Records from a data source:
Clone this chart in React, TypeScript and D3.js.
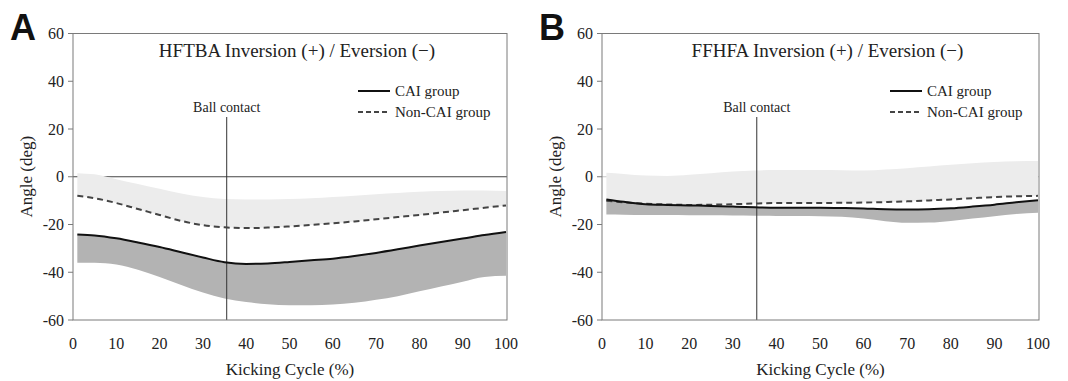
import React from "react";
import * as d3 from "d3";

const cyclePct = [1, 5, 10, 15, 20, 25, 30, 35, 40, 45, 50, 55, 60, 65, 70, 75, 80, 85, 90, 95, 100];

// Panel A: HFTBA
const hftbaNonCAI = [-8, -9, -11, -13.5, -16, -18.5, -20.3, -21.2, -21.5, -21.3, -20.8, -20.2, -19.5, -18.7, -17.8, -16.9, -16, -15, -14, -13, -12];
const hftbaNonCAIUpper = [1.5, 1, -1, -3, -5, -7, -8.5, -9.3, -9.5, -9.5, -9.3, -9, -8.5, -8, -7.3, -6.8, -6.3, -6, -5.8, -5.8, -6];
const hftbaCAI = [-24.2, -24.6, -25.8, -27.5, -29.4, -31.6, -33.8, -35.8, -36.5, -36.3, -35.7, -35, -34.3, -33.2, -31.9, -30.4, -28.8, -27.3, -25.9, -24.4, -23.1];
const hftbaCAILower = [-36, -36, -36.8, -39, -42, -45.3, -48.5, -51, -52.5, -53.4, -53.8, -53.8, -53.5, -52.8, -51.5, -50, -48, -46, -44, -42, -41.5];

// Panel B: FFHFA
const ffhfaNonCAI = [-10.1, -10.7, -11.3, -11.6, -11.8, -11.7, -11.5, -11.2, -11, -11, -11, -10.9, -10.8, -10.6, -10.3, -9.9, -9.5, -9, -8.5, -8.2, -8];
const ffhfaNonCAIUpper = [1.7, 1.2, 0.5, 0.3, 0.8, 1.5, 2.2, 2.6, 2.8, 2.8, 2.8, 2.7, 2.6, 3, 3.6, 4.3, 5, 5.7, 6.2, 6.5, 6.6];
const ffhfaCAI = [-9.5, -10.5, -11.5, -11.8, -12, -12.2, -12.5, -12.8, -13, -13, -13, -13.1, -13.3, -13.6, -13.7, -13.6, -13.2, -12.5, -11.7, -10.7, -9.8];
const ffhfaCAILower = [-15.8, -15.9, -16, -16, -16.1, -16.1, -16.2, -16.3, -16.4, -16.4, -16.5, -16.8, -17.5, -18.6, -19.3, -19.2, -18.5, -17.5, -16.5, -15.6, -15.1];

const xTicks = [0, 10, 20, 30, 40, 50, 60, 70, 80, 90, 100];
const yTicks = [-60, -40, -20, 0, 20, 40, 60];
const ballContact = 35.5;

const panelLetters = ["A", "B"];
const titles = ["HFTBA Inversion (+) / Eversion (\u2212)", "FFHFA Inversion (+) / Eversion (\u2212)"];
const legendLabels = ["CAI group", "Non-CAI group"];

const SERIF = "'Liberation Serif', 'Times New Roman', serif";

type PanelProps = {
  left: number;
  right: number;
  letter: string;
  title: string;
  nonMean: number[];
  nonUpper: number[];
  caiMean: number[];
  caiLower: number[];
  strongZero: boolean;
};

function Panel({ left, right, letter, title, nonMean, nonUpper, caiMean, caiLower, strongZero }: PanelProps) {
  const top = 33.5;
  const bottom = 320;
  const x = d3.scaleLinear().domain([0, 100]).range([left, right - 1]);
  const y = d3.scaleLinear().domain([-60, 60]).range([bottom, top]);
  const idx = cyclePct.map((_, i) => i);
  const curve = d3.curveMonotoneX;
  const nonArea = d3
    .area<number>()
    .x((i) => x(cyclePct[i]))
    .y0((i) => y(nonMean[i]))
    .y1((i) => y(nonUpper[i]))
    .curve(curve)(idx) as string;
  const caiArea = d3
    .area<number>()
    .x((i) => x(cyclePct[i]))
    .y0((i) => y(caiLower[i]))
    .y1((i) => y(caiMean[i]))
    .curve(curve)(idx) as string;
  const lineGen = (arr: number[]) =>
    d3
      .line<number>()
      .x((i) => x(cyclePct[i]))
      .y((i) => y(arr[i]))
      .curve(curve)(idx) as string;

  const axisColor = "#7a7a7a";
  const bcX = x(ballContact);
  const legX = right - 149;
  const titleCx = (left + right) / 2 + 7;

  return (
    <g>
      <text x={left - 63} y={40} fontFamily="'Liberation Sans', Arial, sans-serif" fontWeight="bold" fontSize={36} fill="#111">
        {letter}
      </text>
      <line x1={left} x2={right} y1={y(0)} y2={y(0)} stroke={strongZero ? "#444" : "#c8c8c8"} strokeWidth={1} />
      <path d={nonArea} fill="#ececec" />
      <path d={caiArea} fill="#b3b3b3" />
      <line x1={bcX} x2={bcX} y1={117} y2={bottom} stroke="#333" strokeWidth={1} />
      <text x={bcX} y={112} textAnchor="middle" fontFamily={SERIF} fontSize={14} fill="#222">
        Ball contact
      </text>
      <path d={lineGen(nonMean)} fill="none" stroke="#444" strokeWidth={2} strokeDasharray="6,4" />
      <path d={lineGen(caiMean)} fill="none" stroke="#111" strokeWidth={2} />
      <rect x={left} y={top} width={right - left} height={bottom - top} fill="none" stroke={axisColor} strokeWidth={1} />
      {yTicks.map((t) => (
        <g key={t}>
          <line x1={left - 5} x2={left} y1={y(t)} y2={y(t)} stroke={axisColor} />
          <text x={left - 9} y={y(t)} dy="0.35em" textAnchor="end" fontFamily={SERIF} fontSize={16} fill="#222">
            {t}
          </text>
        </g>
      ))}
      {xTicks.map((t) => (
        <text key={t} x={x(t)} y={349} textAnchor="middle" fontFamily={SERIF} fontSize={16} fill="#222">
          {t}
        </text>
      ))}
      <text x={(left + right) / 2} y={375} textAnchor="middle" fontFamily={SERIF} fontSize={17} fill="#222">
        Kicking Cycle (%)
      </text>
      <text
        transform={`translate(${left - 47},${y(0)}) rotate(-90)`}
        textAnchor="middle"
        dy="0.35em"
        fontFamily={SERIF}
        fontSize={17}
        fill="#222"
      >
        Angle (deg)
      </text>
      <text x={titleCx} y={57} textAnchor="middle" fontFamily={SERIF} fontSize={19} fill="#222">
        {title}
      </text>
      <line x1={legX} x2={legX + 32} y1={91} y2={91} stroke="#111" strokeWidth={2} />
      <text x={legX + 37} y={91} dy="0.35em" fontFamily={SERIF} fontSize={15} fill="#222">
        {legendLabels[0]}
      </text>
      <line x1={legX} x2={legX + 32} y1={112} y2={112} stroke="#444" strokeWidth={2} strokeDasharray="5,3" />
      <text x={legX + 37} y={112} dy="0.35em" fontFamily={SERIF} fontSize={15} fill="#222">
        {legendLabels[1]}
      </text>
    </g>
  );
}

export default function App() {
  return (
    <svg width={1068} height={381} style={{ position: "absolute", left: 0, top: 0, background: "#fff" }}>
      <rect width={1068} height={381} fill="#fff" />
      <Panel
        left={73}
        right={507}
        letter={panelLetters[0]}
        title={titles[0]}
        nonMean={hftbaNonCAI}
        nonUpper={hftbaNonCAIUpper}
        caiMean={hftbaCAI}
        caiLower={hftbaCAILower}
        strongZero={true}
      />
      <Panel
        left={602}
        right={1039}
        letter={panelLetters[1]}
        title={titles[1]}
        nonMean={ffhfaNonCAI}
        nonUpper={ffhfaNonCAIUpper}
        caiMean={ffhfaCAI}
        caiLower={ffhfaCAILower}
        strongZero={false}
      />
    </svg>
  );
}
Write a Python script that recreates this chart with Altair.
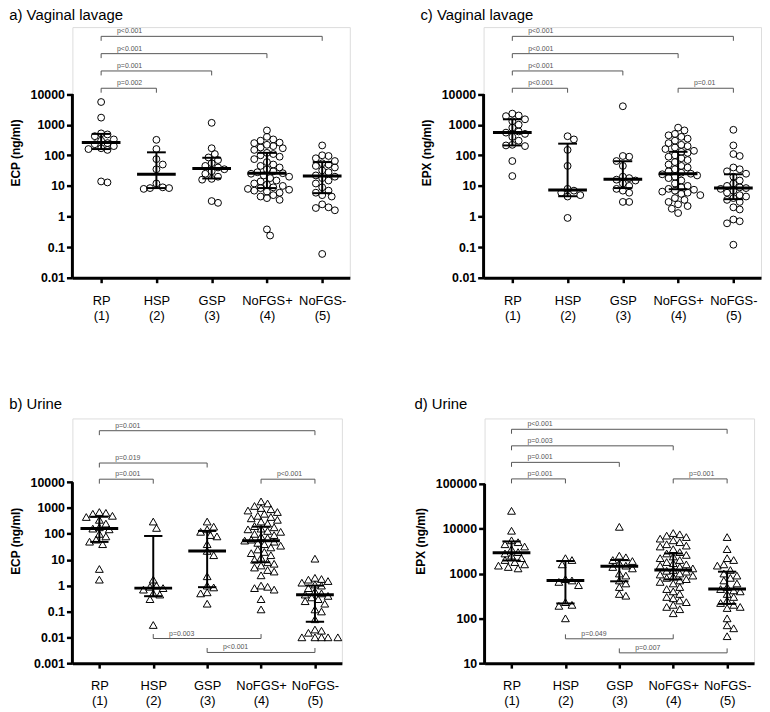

-- What to do --
Images do not belong in the copy; reproduce all other parts of the records above verbatim.

-- Completed task --
Clone this chart in React, TypeScript and D3.js.
import React from "react";
import * as d3 from "d3";

const cyclePct = [1, 5, 10, 15, 20, 25, 30, 35, 40, 45, 50, 55, 60, 65, 70, 75, 80, 85, 90, 95, 100];

// Panel A: HFTBA
const hftbaNonCAI = [-8, -9, -11, -13.5, -16, -18.5, -20.3, -21.2, -21.5, -21.3, -20.8, -20.2, -19.5, -18.7, -17.8, -16.9, -16, -15, -14, -13, -12];
const hftbaNonCAIUpper = [1.5, 1, -1, -3, -5, -7, -8.5, -9.3, -9.5, -9.5, -9.3, -9, -8.5, -8, -7.3, -6.8, -6.3, -6, -5.8, -5.8, -6];
const hftbaCAI = [-24.2, -24.6, -25.8, -27.5, -29.4, -31.6, -33.8, -35.8, -36.5, -36.3, -35.7, -35, -34.3, -33.2, -31.9, -30.4, -28.8, -27.3, -25.9, -24.4, -23.1];
const hftbaCAILower = [-36, -36, -36.8, -39, -42, -45.3, -48.5, -51, -52.5, -53.4, -53.8, -53.8, -53.5, -52.8, -51.5, -50, -48, -46, -44, -42, -41.5];

// Panel B: FFHFA
const ffhfaNonCAI = [-10.1, -10.7, -11.3, -11.6, -11.8, -11.7, -11.5, -11.2, -11, -11, -11, -10.9, -10.8, -10.6, -10.3, -9.9, -9.5, -9, -8.5, -8.2, -8];
const ffhfaNonCAIUpper = [1.7, 1.2, 0.5, 0.3, 0.8, 1.5, 2.2, 2.6, 2.8, 2.8, 2.8, 2.7, 2.6, 3, 3.6, 4.3, 5, 5.7, 6.2, 6.5, 6.6];
const ffhfaCAI = [-9.5, -10.5, -11.5, -11.8, -12, -12.2, -12.5, -12.8, -13, -13, -13, -13.1, -13.3, -13.6, -13.7, -13.6, -13.2, -12.5, -11.7, -10.7, -9.8];
const ffhfaCAILower = [-15.8, -15.9, -16, -16, -16.1, -16.1, -16.2, -16.3, -16.4, -16.4, -16.5, -16.8, -17.5, -18.6, -19.3, -19.2, -18.5, -17.5, -16.5, -15.6, -15.1];

const xTicks = [0, 10, 20, 30, 40, 50, 60, 70, 80, 90, 100];
const yTicks = [-60, -40, -20, 0, 20, 40, 60];
const ballContact = 35.5;

const panelLetters = ["A", "B"];
const titles = ["HFTBA Inversion (+) / Eversion (\u2212)", "FFHFA Inversion (+) / Eversion (\u2212)"];
const legendLabels = ["CAI group", "Non-CAI group"];

const SERIF = "'Liberation Serif', 'Times New Roman', serif";

type PanelProps = {
  left: number;
  right: number;
  letter: string;
  title: string;
  nonMean: number[];
  nonUpper: number[];
  caiMean: number[];
  caiLower: number[];
  strongZero: boolean;
};

function Panel({ left, right, letter, title, nonMean, nonUpper, caiMean, caiLower, strongZero }: PanelProps) {
  const top = 33.5;
  const bottom = 320;
  const x = d3.scaleLinear().domain([0, 100]).range([left, right - 1]);
  const y = d3.scaleLinear().domain([-60, 60]).range([bottom, top]);
  const idx = cyclePct.map((_, i) => i);
  const curve = d3.curveMonotoneX;
  const nonArea = d3
    .area<number>()
    .x((i) => x(cyclePct[i]))
    .y0((i) => y(nonMean[i]))
    .y1((i) => y(nonUpper[i]))
    .curve(curve)(idx) as string;
  const caiArea = d3
    .area<number>()
    .x((i) => x(cyclePct[i]))
    .y0((i) => y(caiLower[i]))
    .y1((i) => y(caiMean[i]))
    .curve(curve)(idx) as string;
  const lineGen = (arr: number[]) =>
    d3
      .line<number>()
      .x((i) => x(cyclePct[i]))
      .y((i) => y(arr[i]))
      .curve(curve)(idx) as string;

  const axisColor = "#7a7a7a";
  const bcX = x(ballContact);
  const legX = right - 149;
  const titleCx = (left + right) / 2 + 7;

  return (
    <g>
      <text x={left - 63} y={40} fontFamily="'Liberation Sans', Arial, sans-serif" fontWeight="bold" fontSize={36} fill="#111">
        {letter}
      </text>
      <line x1={left} x2={right} y1={y(0)} y2={y(0)} stroke={strongZero ? "#444" : "#c8c8c8"} strokeWidth={1} />
      <path d={nonArea} fill="#ececec" />
      <path d={caiArea} fill="#b3b3b3" />
      <line x1={bcX} x2={bcX} y1={117} y2={bottom} stroke="#333" strokeWidth={1} />
      <text x={bcX} y={112} textAnchor="middle" fontFamily={SERIF} fontSize={14} fill="#222">
        Ball contact
      </text>
      <path d={lineGen(nonMean)} fill="none" stroke="#444" strokeWidth={2} strokeDasharray="6,4" />
      <path d={lineGen(caiMean)} fill="none" stroke="#111" strokeWidth={2} />
      <rect x={left} y={top} width={right - left} height={bottom - top} fill="none" stroke={axisColor} strokeWidth={1} />
      {yTicks.map((t) => (
        <g key={t}>
          <line x1={left - 5} x2={left} y1={y(t)} y2={y(t)} stroke={axisColor} />
          <text x={left - 9} y={y(t)} dy="0.35em" textAnchor="end" fontFamily={SERIF} fontSize={16} fill="#222">
            {t}
          </text>
        </g>
      ))}
      {xTicks.map((t) => (
        <text key={t} x={x(t)} y={349} textAnchor="middle" fontFamily={SERIF} fontSize={16} fill="#222">
          {t}
        </text>
      ))}
      <text x={(left + right) / 2} y={375} textAnchor="middle" fontFamily={SERIF} fontSize={17} fill="#222">
        Kicking Cycle (%)
      </text>
      <text
        transform={`translate(${left - 47},${y(0)}) rotate(-90)`}
        textAnchor="middle"
        dy="0.35em"
        fontFamily={SERIF}
        fontSize={17}
        fill="#222"
      >
        Angle (deg)
      </text>
      <text x={titleCx} y={57} textAnchor="middle" fontFamily={SERIF} fontSize={19} fill="#222">
        {title}
      </text>
      <line x1={legX} x2={legX + 32} y1={91} y2={91} stroke="#111" strokeWidth={2} />
      <text x={legX + 37} y={91} dy="0.35em" fontFamily={SERIF} fontSize={15} fill="#222">
        {legendLabels[0]}
      </text>
      <line x1={legX} x2={legX + 32} y1={112} y2={112} stroke="#444" strokeWidth={2} strokeDasharray="5,3" />
      <text x={legX + 37} y={112} dy="0.35em" fontFamily={SERIF} fontSize={15} fill="#222">
        {legendLabels[1]}
      </text>
    </g>
  );
}

export default function App() {
  return (
    <svg width={1068} height={381} style={{ position: "absolute", left: 0, top: 0, background: "#fff" }}>
      <rect width={1068} height={381} fill="#fff" />
      <Panel
        left={73}
        right={507}
        letter={panelLetters[0]}
        title={titles[0]}
        nonMean={hftbaNonCAI}
        nonUpper={hftbaNonCAIUpper}
        caiMean={hftbaCAI}
        caiLower={hftbaCAILower}
        strongZero={true}
      />
      <Panel
        left={602}
        right={1039}
        letter={panelLetters[1]}
        title={titles[1]}
        nonMean={ffhfaNonCAI}
        nonUpper={ffhfaNonCAIUpper}
        caiMean={ffhfaCAI}
        caiLower={ffhfaCAILower}
        strongZero={false}
      />
    </svg>
  );
}
Write a Python script that recreates this chart with Altair.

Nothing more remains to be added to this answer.